Nunavut School Support Plan: What Is an ISSP and How Does It Work?
If your child has a disability or a learning difference in Nunavut, the most important document in their school life is something called an Individual Student Support Plan — or ISSP. Not an IEP. Not a 504 plan. Not any of the documents described in every Ontario- or US-based advocacy guide you may have stumbled across online. An ISSP.
Understanding what that document is, who creates it, and — critically — what it legally obligates the school to do is the starting point for any meaningful advocacy.
What the ISSP Actually Is
The ISSP is the operative legal document under the Nunavut Education Act (2008, updated 2020) that governs how specialized support is planned, documented, and delivered to a student with identified learning or disability-related needs. It serves as a single integrated planning document that encompasses what other provinces might separate into individual accommodation plans, behavioral support plans, or full IEPs.

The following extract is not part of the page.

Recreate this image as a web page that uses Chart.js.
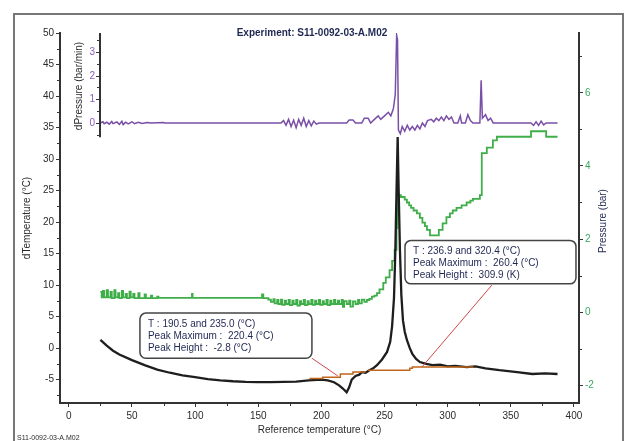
<!DOCTYPE html>
<html>
<head>
<meta charset="utf-8">
<script src="https://cdn.jsdelivr.net/npm/chart.js@4.4.1/dist/chart.umd.min.js"></script>
<style>
  html, body { margin: 0; padding: 0; background: #fff; }
</style>
</head>
<body>
<canvas id="dscChart" width="627" height="441"></canvas>
<script>
// dTemperature (black) vs reference temperature
const dtT = [25, 30, 35, 40, 50, 60, 70, 80, 90, 100, 110, 120, 130, 140, 150, 160, 170, 180, 190, 200,
  205, 210, 214, 217, 220, 222, 224, 227, 230, 232, 235, 238, 241, 244, 248, 252, 254.5, 256, 257.5, 258.5, 259.5,
  260.4, 261.2, 262.2, 263.3, 264.6, 266, 267.7, 270, 272, 275, 278, 283, 288, 294, 300, 306, 315, 322, 330,
  341, 355, 367, 377, 387];
const dtV = [1.3, 0.4, -0.4, -1.0, -1.9, -2.7, -3.4, -3.9, -4.3, -4.6, -4.9, -5.1, -5.25, -5.35, -5.4, -5.4, -5.35, -5.3, -5.1, -5.0,
  -5.1, -5.4, -5.9, -6.4, -7.0, -6.2, -5.0, -4.4, -4.2, -3.8, -3.9, -3.5, -3.2, -2.7, -1.8, -0.6, 1.0, 3.5, 8, 15, 25,
  33.5, 25, 15.6, 8.5, 4.4, 2.6, 1.3, 0.0, -0.9, -1.7, -2.2, -2.5, -2.7, -2.6, -2.9, -2.8, -3.0, -2.9, -3.2,
  -3.5, -3.8, -4.1, -4.0, -4.1];

// Pressure (green, bar)
const prT = [25, 26, 27, 28, 30, 31, 33, 34, 36, 37, 39, 40, 42, 43, 45, 46, 48, 49, 51, 52, 55, 56, 60, 61, 65, 66, 70, 71,
  97, 97.5, 98, 152, 153, 154, 158, 160, 162, 163, 165, 166, 168, 169, 171, 172, 174, 175, 177, 178, 180, 181, 183, 184,
  186, 187, 189, 190, 192, 193, 195, 196, 198, 199, 201, 202, 204, 205, 207, 208, 210, 211, 213, 214, 216, 217, 218,
  220, 222, 223, 225, 227, 229, 230, 232, 234, 236, 238, 240, 242, 244, 246, 249, 251, 254, 256, 258, 259.5, 260.3,
  263, 266, 267.7, 269.5, 271, 273, 275.6, 278, 280, 282, 283.6, 286, 290, 293, 296, 299, 301.8, 304, 307, 311, 315,
  318, 320, 325.5, 327, 331, 335.8, 339, 366, 378, 387];
const prV = [0.55, 0.4, 0.58, 0.4, 0.6, 0.4, 0.55, 0.38, 0.6, 0.4, 0.52, 0.38, 0.58, 0.4, 0.5, 0.38, 0.56, 0.4, 0.5, 0.38,
  0.52, 0.38, 0.48, 0.38, 0.45, 0.38, 0.42, 0.39, 0.39, 0.5, 0.39, 0.39, 0.48, 0.38, 0.34, 0.28, 0.35, 0.24, 0.33, 0.22,
  0.34, 0.2, 0.31, 0.22, 0.33, 0.19, 0.31, 0.22, 0.33, 0.18, 0.3, 0.22, 0.33, 0.19, 0.3, 0.22, 0.33, 0.2, 0.31, 0.22,
  0.33, 0.2, 0.3, 0.22, 0.33, 0.19, 0.31, 0.22, 0.33, 0.22, 0.31, 0.22, 0.33, 0.14, 0.3, 0.22, 0.31, 0.15, 0.29, 0.22,
  0.33, 0.24, 0.34, 0.28, 0.33, 0.36, 0.42, 0.45, 0.52, 0.62, 0.8, 0.95, 1.15, 1.4, 1.7, 2.3, 3.2,
  3.15, 3.08, 3.0, 2.92, 2.85, 2.78, 2.7, 2.58, 2.45, 2.35, 2.25, 2.1, 2.1, 2.25, 2.43, 2.6, 2.7, 2.78, 2.85, 2.92, 3.0,
  3.05, 3.1, 3.2, 4.35, 4.5, 4.7, 4.8, 4.95, 4.8, 4.8];

// dPressure (purple, bar/min)
const dpT = [25, 27, 28, 30, 32, 34, 35, 38, 40, 42, 43, 45, 47, 50, 52, 55, 58, 62, 65, 75, 76, 84,
  168, 170, 172, 174, 176, 178, 180, 182, 184, 186, 188, 190, 192, 194, 196, 198, 220, 222, 225, 227, 232, 234, 237,
  239, 242, 245, 247, 250, 253, 255, 257, 258.5, 259.6, 260.3, 261, 262.5, 264, 266, 268, 270, 272, 274, 276, 278,
  280, 282, 284, 287, 289, 291, 293, 295, 297, 299, 301, 303, 305, 308, 310, 311, 314, 316, 318, 320, 325.5, 326.5,
  327.5, 330, 332, 334, 336, 366, 368, 370, 372, 374, 376, 378, 387];
const dpV = [0, 0.05, -0.03, 0.03, -0.05, 0.06, -0.03, 0.04, -0.06, 0.07, -0.07, 0.03, -0.04, 0.05, -0.03, 0.03, -0.02, 0.02, 0, 0.02, 0, 0,
  0, 0.1, -0.1, 0.15, -0.15, 0.12, -0.2, 0.15, -0.1, 0.2, -0.15, 0.1, -0.12, 0.08, -0.05, 0, 0, 0.12, 0.12, 0, 0, 0.2, 0.2,
  0, 0.15, 0.3, 0.15, 0.3, 0.45, 0.3, 0.6, 1.2, 3.7, 3.5, -0.3, -0.45, -0.15, -0.35, -0.1, -0.3, -0.15, -0.3, -0.1, -0.25,
  0, -0.15, 0.1, 0.15, 0.05, 0.2, 0.1, 0.25, 0.1, 0.3, 0.15, 0.25, 0, 0, 0.3, 0, 0, 0.35, 0.1, 0, 0, 1.8,
  0.2, 0.35, 0.1, 0.2, 0, 0, -0.1, 0.05, -0.1, 0.08, -0.08, 0, 0];

// integration baselines (orange), null splits the two peaks
const baseT = [190.5, 201, 215, 225, 235, 236, 236.9, 240, 270, 272, 320.4];
const baseV = [-4.8, -4.6, -4.1, -3.8, -3.8, null, -3.5, -3.5, -3.2, -3.0, -3.0];

// connector lines from the result boxes to the curve
const link1T = [192.5, 213];
const link1V = [-1.6, -4.4];
const link2T = [335, 279.6];
const link2V = [10.0, -3.0];

// tick labels
const xTicks = [0, 50, 100, 150, 200, 250, 300, 350, 400];
const xMinor = [25, 75, 125, 175, 225, 275, 325, 375];
const yTicks = [-5, 0, 5, 10, 15, 20, 25, 30, 35, 40, 45, 50];
const yMinor = [-7.5, -2.5, 2.5, 7.5, 12.5, 17.5, 22.5, 27.5, 32.5, 37.5, 42.5, 47.5];
const y2Ticks = [-2, 0, 2, 4, 6];
const y2Minor = [-1, 1, 3, 5, 7];
const y3Ticks = [0, 1, 2, 3];
const y3Minor = [-0.5, 0.5, 1.5, 2.5, 3.5];

const note1 = ['T : 190.5 and 235.0 (°C)', 'Peak Maximum :  220.4 (°C)', 'Peak Height :  -2.8 (°C)'];
const note2 = ['T : 236.9 and 320.4 (°C)', 'Peak Maximum :  260.4 (°C)', 'Peak Height :  309.9 (K)'];

const pts = (xs, ys) => xs.map((v, i) => ({ x: v, y: ys[i] }));

Chart.defaults.font.family = "'Liberation Sans', Arial, sans-serif";
Chart.defaults.font.size = 10;

const ink = '#2b2b2b';
const navy = '#1f2753';

function line(ctx, x1, y1, x2, y2) {
  ctx.beginPath();
  ctx.moveTo(x1, y1);
  ctx.lineTo(x2, y2);
  ctx.stroke();
}

function drawNote(ctx, sx, sy, box, lines) {
  const left = sx.getPixelForValue(box.x0), right = sx.getPixelForValue(box.x1);
  const top = sy.getPixelForValue(box.y0), bottom = sy.getPixelForValue(box.y1);
  ctx.fillStyle = '#fff';
  ctx.strokeStyle = '#444';
  ctx.lineWidth = 1.5;
  ctx.beginPath();
  ctx.roundRect(left, top, right - left, bottom - top, 6);
  ctx.fill();
  ctx.stroke();
  ctx.fillStyle = navy;
  ctx.font = "10px 'Liberation Sans', Arial, sans-serif";
  ctx.textAlign = 'left';
  ctx.textBaseline = 'middle';
  lines.forEach((t, i) => ctx.fillText(t, left + 8, top + 11 + i * 12));
}

const decor = {
  id: 'decor',
  beforeDraw(chart) {
    const ctx = chart.ctx;
    ctx.save();
    ctx.fillStyle = '#fff';
    ctx.fillRect(0, 0, chart.width, chart.height);
    ctx.restore();
  },
  afterDraw(chart) {
    const { ctx, chartArea: area } = chart;
    const { x, y, y2, y3 } = chart.scales;
    ctx.save();

    // outer frame
    ctx.strokeStyle = '#777';
    ctx.lineWidth = 2;
    ctx.strokeRect(14, 14, 609, 440);

    // minor ticks
    ctx.strokeStyle = '#333';
    ctx.lineWidth = 1;
    xMinor.forEach(v => { const p = Math.round(x.getPixelForValue(v)) + 0.5; line(ctx, p, area.bottom, p, area.bottom + 3); });
    yMinor.forEach(v => { const p = Math.round(y.getPixelForValue(v)) + 0.5; line(ctx, area.left - 3, p, area.left, p); });
    y2Minor.forEach(v => { const p = Math.round(y2.getPixelForValue(v)) + 0.5; line(ctx, area.right, p, area.right + 3, p); });

    // inset dPressure axis
    const ax = Math.round(x.getPixelForValue(24.5));
    ctx.lineWidth = 2;
    line(ctx, ax, y3.getPixelForValue(3.8), ax, y3.getPixelForValue(-0.6));
    ctx.lineWidth = 1;
    y3Minor.forEach(v => { const p = Math.round(y3.getPixelForValue(v)) + 0.5; line(ctx, ax - 3, p, ax, p); });
    ctx.fillStyle = '#8a5cc0';
    ctx.font = "10px 'Liberation Sans', Arial, sans-serif";
    ctx.textAlign = 'right';
    ctx.textBaseline = 'middle';
    y3Ticks.forEach(v => {
      const p = Math.round(y3.getPixelForValue(v)) + 0.5;
      line(ctx, ax - 4, p, ax, p);
      ctx.fillText(String(v), ax - 5, p);
    });

    // titles
    ctx.fillStyle = navy;
    ctx.textAlign = 'center';
    ctx.font = "bold 10px 'Liberation Sans', Arial, sans-serif";
    ctx.fillText('Experiment: S11-0092-03-A.M02', 312, 33);

    ctx.fillStyle = ink;
    ctx.font = "10px 'Liberation Sans', Arial, sans-serif";
    ctx.fillText('Reference temperature (°C)', (area.left + area.right) / 2, 430);

    const rotText = (t, px, py) => {
      ctx.save();
      ctx.translate(px, py);
      ctx.rotate(-Math.PI / 2);
      ctx.fillText(t, 0, 0);
      ctx.restore();
    };
    rotText('dTemperature (°C)', 27, (area.top + area.bottom) / 2);
    rotText('dPressure (bar/min)', 79, 86);
    ctx.fillStyle = navy;
    rotText('Pressure (bar)', 603, 221);

    ctx.fillStyle = ink;
    ctx.textAlign = 'left';
    ctx.font = "7px 'Liberation Sans', Arial, sans-serif";
    ctx.fillText('S11-0092-03-A.M02', 17, 438);

    // result boxes
    drawNote(ctx, x, y, { x0: 56.3, x1: 192.5, y0: 5.56, y1: -1.6 }, note1);
    drawNote(ctx, x, y, { x0: 266.2, x1: 401.6, y0: 17.1, y1: 10.2 }, note2);

    ctx.restore();
  }
};

const tickFont = { size: 10 };
const setTicks = list => scale => { scale.ticks = list.map(v => ({ value: v })); };

new Chart(document.getElementById('dscChart'), {
  type: 'line',
  data: {
    datasets: [
      { data: pts(link1T, link1V), borderColor: '#d04848', borderWidth: 1, yAxisID: 'y' },
      { data: pts(link2T, link2V), borderColor: '#d04848', borderWidth: 1, yAxisID: 'y' },
      { data: pts(baseT, baseV), borderColor: '#c0651a', borderWidth: 1.5, stepped: true, spanGaps: false, yAxisID: 'y' },
      { data: pts(dtT, dtV), borderColor: '#1e1e1e', borderWidth: 2.3, yAxisID: 'y' },
      { data: pts(dpT, dpV), borderColor: '#7a4fa6', borderWidth: 1.5, yAxisID: 'y3' },
      { data: pts(prT, prV), borderColor: '#3fae49', borderWidth: 1.8, stepped: true, yAxisID: 'y2' }
    ]
  },
  options: {
    responsive: false,
    animation: false,
    events: [],
    layout: { padding: { top: 33, left: 0, right: 0, bottom: 0 } },
    elements: { point: { radius: 0 }, line: { tension: 0, fill: false } },
    plugins: { legend: { display: false }, tooltip: { enabled: false }, title: { display: false } },
    scales: {
      x: {
        type: 'linear', min: -7, max: 404,
        afterBuildTicks: setTicks(xTicks),
        afterFit: s => { s.height = 38; },
        grid: { drawOnChartArea: false, tickLength: 4, color: '#333' },
        border: { color: '#333', width: 2 },
        ticks: { color: ink, font: tickFont, padding: 3, maxRotation: 0, autoSkip: false }
      },
      y: {
        type: 'linear', position: 'left', min: -8.7, max: 50,
        afterBuildTicks: setTicks(yTicks),
        afterFit: s => { s.width = 60; },
        grid: { drawOnChartArea: false, tickLength: 4, color: '#333' },
        border: { color: '#333', width: 2 },
        ticks: { color: ink, font: tickFont, padding: 2, autoSkip: false }
      },
      y2: {
        type: 'linear', position: 'right', min: -2.49, max: 7.64,
        afterBuildTicks: setTicks(y2Ticks),
        afterFit: s => { s.width = 48; },
        grid: { drawOnChartArea: false, tickLength: 4, color: '#333' },
        border: { color: '#333', width: 2 },
        ticks: { color: '#3aa860', font: tickFont, padding: 2, autoSkip: false }
      },
      y3: {
        type: 'linear', display: false, min: -11.83, max: 3.8
      }
    }
  },
  plugins: [decor]
});
</script>
</body>
</html>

Within an ISSP, there are two fundamentally different types of support:
Individual Accommodation Plan (IAP): Used when a student is capable of meeting the standard curriculum expectations for their grade level, but needs changes in how they learn or are assessed — not what they learn. A student on an IAP gets accommodations like extended time on tests, a scribe, text-to-speech technology, or scheduled sensory breaks. Crucially, an IAP is not noted on a student's final transcript. They graduate with a standard territorial diploma.
Individual Education Plan (IEP): Used when a student cannot access the approved curriculum even with robust accommodations, and the actual learning expectations need to be modified or reduced. Under an IEP, courses are tracked differently — a modified Grade 10 English course might be coded as IEP1149 on the official transcript, which signals to post-secondary institutions that the student was working toward modified rather than standard outcomes.

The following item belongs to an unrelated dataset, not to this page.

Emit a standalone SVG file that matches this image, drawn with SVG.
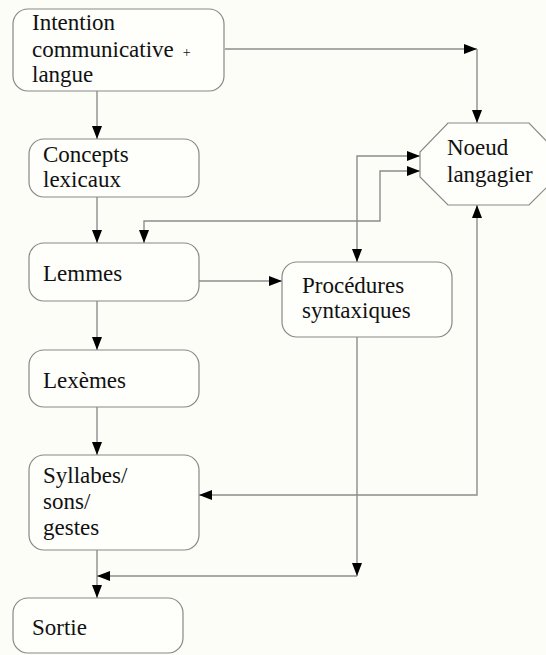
<svg xmlns="http://www.w3.org/2000/svg" width="546" height="655" viewBox="0 0 546 655">
<defs>
<marker id="ah" markerUnits="userSpaceOnUse" markerWidth="14" markerHeight="11" refX="13" refY="5" orient="auto-start-reverse"><path d="M0,0 L13,5 L0,10 z" fill="#000"/></marker>
<style>
.box{fill:#fefefb;stroke:#888;stroke-width:1.2}
.t{font-size:23px;fill:#111}
.c{fill:none;stroke:#8c8c8c;stroke-width:1.4}
.e{marker-end:url(#ah)}
.b{marker-start:url(#ah);marker-end:url(#ah)}
</style>
</defs>
<rect width="546" height="655" fill="#fdfdf8"/>
<g id="connectors">
<path class="c e" d="M97,91 V139"/>
<path class="c e" d="M225,49 H477"/>
<path class="c e" d="M477,49 V123"/>
<path class="c e" d="M97,197 V243"/>
<path class="c b" d="M420,156 H357 V262"/>
<path class="c b" d="M420,171 H380 V221 H144 V243"/>
<path class="c e" d="M199,281 H282"/>
<path class="c e" d="M97,301 V350"/>
<path class="c e" d="M97,407 V455"/>
<path class="c b" d="M199,495 H477 V205"/>
<path class="c e" d="M97,550 V598"/>
<path class="c e" d="M357,337 V576"/>
<path class="c e" d="M357,576 H97"/>
</g>
<g font-family="Liberation Serif, Tinos, Times New Roman, DejaVu Serif, serif">
<g id="intention"><rect class="box" x="13" y="9" width="211" height="82" rx="15"/>
<text class="t" x="32" y="30">Intention</text>
<text class="t" x="32" y="57">communicative<tspan dx="9" font-size="14">+</tspan></text>
<text class="t" x="32" y="82">langue</text></g>
<g id="concepts"><rect class="box" x="29" y="139" width="170" height="58" rx="15"/>
<text class="t" x="43" y="162">Concepts</text>
<text class="t" x="43" y="187">lexicaux</text></g>
<g id="noeud"><polygon class="box" points="448,123 529,123 557,152 557,177 529,205 448,205 420,177 420,152"/>
<text class="t" x="447" y="155">Noeud</text>
<text class="t" x="447" y="182">langagier</text></g>
<g id="lemmes"><rect class="box" x="29" y="243" width="170" height="58" rx="15"/>
<text class="t" x="43" y="281">Lemmes</text></g>
<g id="procedures"><rect class="box" x="282" y="262" width="170" height="75" rx="15"/>
<text class="t" x="302" y="293">Procédures</text>
<text class="t" x="302" y="318">syntaxiques</text></g>
<g id="lexemes"><rect class="box" x="29" y="350" width="170" height="57" rx="15"/>
<text class="t" x="43" y="388">Lexèmes</text></g>
<g id="syllabes"><rect class="box" x="29" y="455" width="170" height="95" rx="15"/>
<text class="t" x="43" y="483">Syllabes/</text>
<text class="t" x="43" y="509">sons/</text>
<text class="t" x="43" y="535">gestes</text></g>
<g id="sortie"><rect class="box" x="13" y="598" width="170" height="55" rx="15"/>
<text class="t" x="32" y="635">Sortie</text></g>
</g>
</svg>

This distinction matters enormously. A parent who doesn't understand the difference may unwittingly agree to an IEP when an IAP would have been appropriate — which can affect their child's graduation pathway for years.
Who Creates the ISSP
The ISSP is developed by the Student Support Team (SST), which is specifically defined under the Nunavut Education Act. The team typically includes:
- The classroom teacher
- The Student Support Teacher (SST) — a specialist educator dedicated to overseeing individualized support
- The school principal
- The parents or caregivers
In Nunavut, it's also highly recommended — and culturally appropriate — to include the Ilinniarvimmi Inuusiliriji (School Community Counsellor or SCC), who can help ensure the plan reflects Inuit values and community context. Elders or other community members can be part of this process when the family chooses.

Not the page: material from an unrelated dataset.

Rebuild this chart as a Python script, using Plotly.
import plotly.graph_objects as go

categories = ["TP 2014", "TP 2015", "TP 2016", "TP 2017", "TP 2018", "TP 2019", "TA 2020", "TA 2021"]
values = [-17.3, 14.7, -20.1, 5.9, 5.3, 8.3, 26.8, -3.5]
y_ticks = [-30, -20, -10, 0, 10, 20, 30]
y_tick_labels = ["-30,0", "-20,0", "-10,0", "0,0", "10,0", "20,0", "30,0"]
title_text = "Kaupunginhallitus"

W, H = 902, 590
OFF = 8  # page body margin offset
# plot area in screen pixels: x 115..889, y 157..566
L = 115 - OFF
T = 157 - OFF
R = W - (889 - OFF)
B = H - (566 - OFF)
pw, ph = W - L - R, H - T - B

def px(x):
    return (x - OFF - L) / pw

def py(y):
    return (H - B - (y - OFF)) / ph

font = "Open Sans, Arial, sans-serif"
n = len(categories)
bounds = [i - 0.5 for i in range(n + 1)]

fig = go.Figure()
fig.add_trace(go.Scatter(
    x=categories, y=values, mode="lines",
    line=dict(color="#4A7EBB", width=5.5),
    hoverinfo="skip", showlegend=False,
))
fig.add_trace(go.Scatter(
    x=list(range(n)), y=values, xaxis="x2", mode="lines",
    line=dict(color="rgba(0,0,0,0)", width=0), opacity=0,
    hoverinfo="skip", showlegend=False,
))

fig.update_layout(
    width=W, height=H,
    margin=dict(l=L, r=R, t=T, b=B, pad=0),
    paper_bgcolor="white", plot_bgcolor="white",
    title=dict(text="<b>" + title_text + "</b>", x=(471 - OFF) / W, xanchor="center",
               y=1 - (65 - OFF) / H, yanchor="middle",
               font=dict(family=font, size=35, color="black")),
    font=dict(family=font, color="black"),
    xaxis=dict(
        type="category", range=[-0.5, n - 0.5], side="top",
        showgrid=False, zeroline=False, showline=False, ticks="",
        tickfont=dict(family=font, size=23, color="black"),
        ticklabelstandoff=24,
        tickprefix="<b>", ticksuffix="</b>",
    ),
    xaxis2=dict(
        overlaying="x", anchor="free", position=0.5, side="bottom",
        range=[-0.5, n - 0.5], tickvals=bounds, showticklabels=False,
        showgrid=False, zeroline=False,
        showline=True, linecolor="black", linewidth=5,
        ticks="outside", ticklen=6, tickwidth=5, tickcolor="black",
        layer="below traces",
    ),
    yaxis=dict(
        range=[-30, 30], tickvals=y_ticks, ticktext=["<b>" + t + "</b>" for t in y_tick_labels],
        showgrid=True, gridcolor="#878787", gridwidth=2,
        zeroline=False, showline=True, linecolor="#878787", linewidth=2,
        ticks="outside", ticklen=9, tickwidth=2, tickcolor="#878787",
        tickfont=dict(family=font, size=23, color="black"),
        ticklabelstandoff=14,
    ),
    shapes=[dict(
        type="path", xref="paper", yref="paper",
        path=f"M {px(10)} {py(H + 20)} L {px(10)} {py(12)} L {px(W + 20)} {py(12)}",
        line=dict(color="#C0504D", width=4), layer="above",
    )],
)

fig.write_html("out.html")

Parents are not passive recipients at this meeting. The Nunavut Education Act explicitly grants parents the right to accept or reject the ISSP. This is a legal right, not a courtesy. You can decline to sign a plan that you believe is inadequate.
What the Law Requires
Section 43 of the Nunavut Education Act creates a binding obligation on the Department of Education. If the Student Support Team determines that a student requires specialized assessments or services to access the curriculum, "the Minister shall ensure that the services or assessments are provided." That word — "shall" — is not optional language. It creates an enforceable legal duty.
This matters because a common response from schools is that they cannot provide a service due to budget constraints or staffing shortages. While resource scarcity is a genuine and painful reality across the territory — the 2023–2024 Annual Report documented just 131 Student Support Assistants serving 10,852 students across 25 isolated communities — it does not legally excuse the Department from its statutory mandate to your child.
Territorial attendance data makes the situation even more pressing. With an overall attendance rate of 69% for 2023–2024, specialist support is already fragmented. When students are absent, ISSPs stall. When the plan isn't being implemented, parents need to know their escalation options.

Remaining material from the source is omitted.